1. Defense counsel argued that a less sinister inference could be drawn from brown material in a toilet and white items in a sink. Was this not, defense counsel urged, more naturally consistent with feces and soap. The inference the Commonwealth draws from the “brown leafy substance” is that it was marijuana, although unlawful possession or sale of marijuana was never charged and the police found no other traces of marijuana. As we have noted, our duty, for purposes of assessing a “required finding” motion, is to view the evidence in the light most favorable to the Commonwealth.

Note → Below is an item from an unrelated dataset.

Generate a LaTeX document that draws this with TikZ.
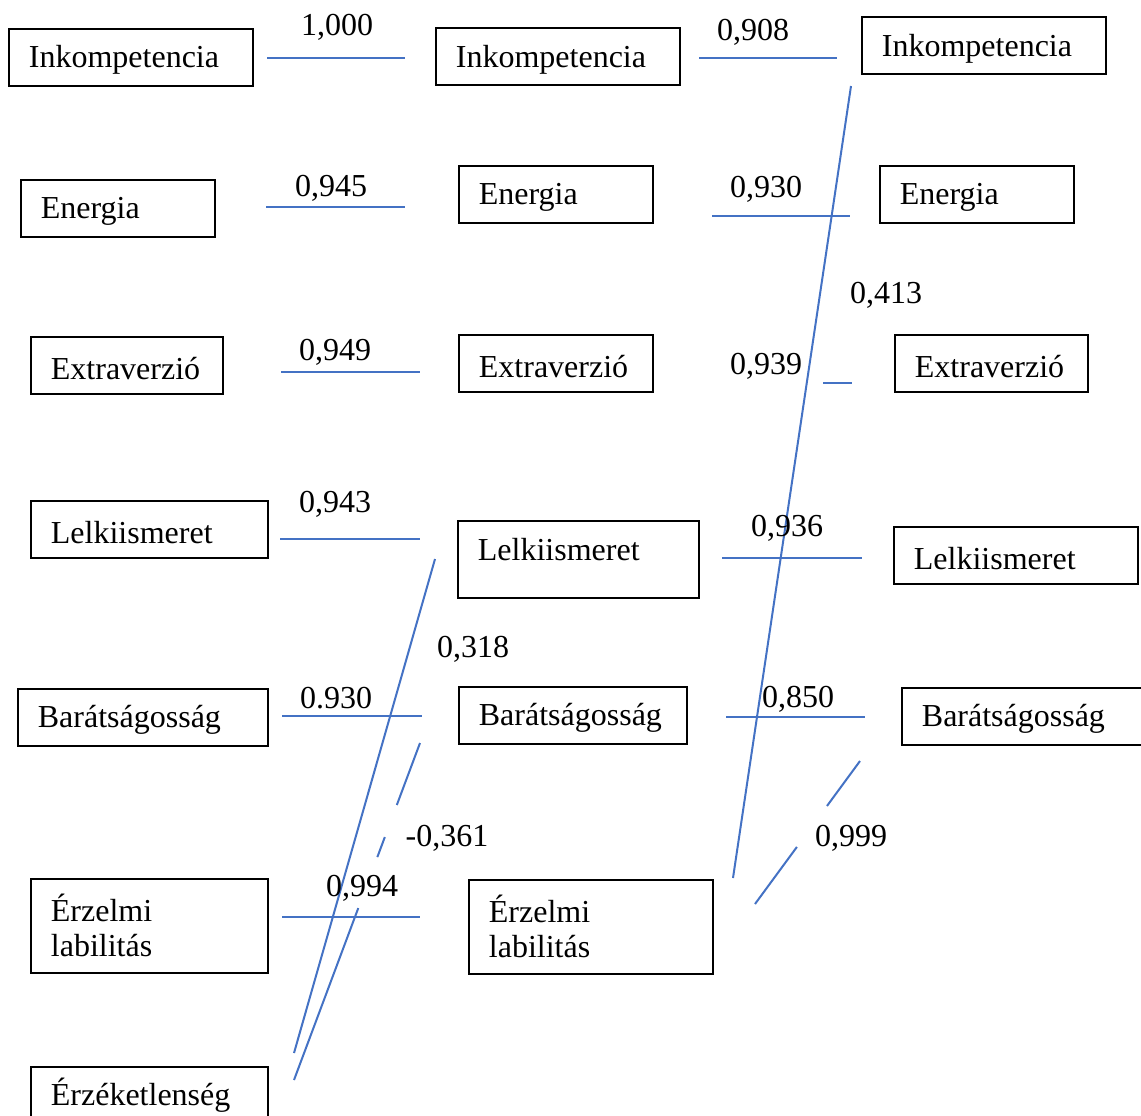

2. In his testimony, Sergeant Leeman lapsed into a curious passive voice that suggested a desire to distance himself from the violence in the bathroom. “[T]he drain was broken in an attempt to retrieve those,” he said. Similarly, the toilet bowl “was also hit.”
3. The Jackson-Latimore formulation has been quoted in its entirety twenty-three times in reported Massachusetts cases. Latimore has been cited in no less than 486 reported Massachusetts cases.